E-book sales in the United States - additional information
An e-book, also known as an electronic or digital book, is a digitally released version of a book, often consisting of text and images and available on electronic devices, such as specifically designed e-book readers. The most well known e-book device is the Amazon Kindle, originally released in 2007. E-books can also be used on computers, tablets and even on smartphones, as a recent survey shows. Another survey regarding the intention to buy an e-reading device estimated that, in 2013, some fifty percent of the American population already had one.
In the United States, the e-books industry has grown tremendously in the past decade, primarily due to a higher supply and demand of e-book devices and applications, but also to lower prices compared to hard copies, as well as ease of travel and storage. In fact, Amazon.com, one of the largest providers of books in both hard and digital form, has reported that e-books sales for its Kindle outnumbered sales of hardcover books in July 2010. According to a PwC forecast, total e-book sales revenue in 2018 will reach 8.7 billion U.S. dollars, representing more than a three-thousand-percent increase from a decade earlier. Furthermore, the number of e-book users in the U.S. is expected to grow from 89.05 million in 2015 to 112.05 million in 2020, not including readers of e-magazines and e-papers, also increasingly popular.

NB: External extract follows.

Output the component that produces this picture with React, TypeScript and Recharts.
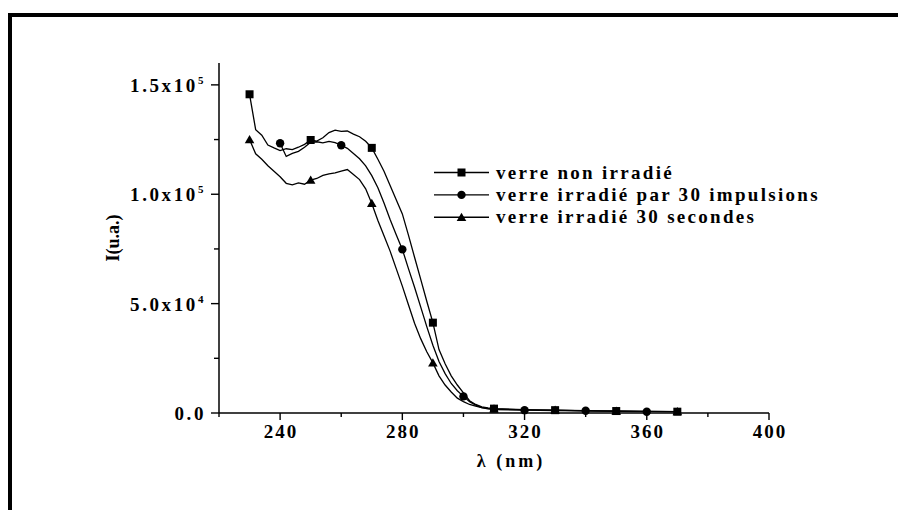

In terms of e-book unit sales, a mere 10.03 million e-books were sold in 2008, but by 2013, higher demand for e-books escalated this value to more than 500 million units. Furthermore, many more e-books are available through American public libraries, which, since 2003, have an increasingly popular e-book lending model of both fiction and non-fiction titles for different audiences. However, despite the rise in e-book popularity, hard copy books were still the preferred choice for readers in 2014. Based on a survey, 46 percent of all respondents claimed to read only hard copy books, while only 6 percent of all respondents read only e-books. Unsurprisingly, the most prolific e-book readers are the Millennials (ages 18 to 29), which make up 37 percent of all digital book readers.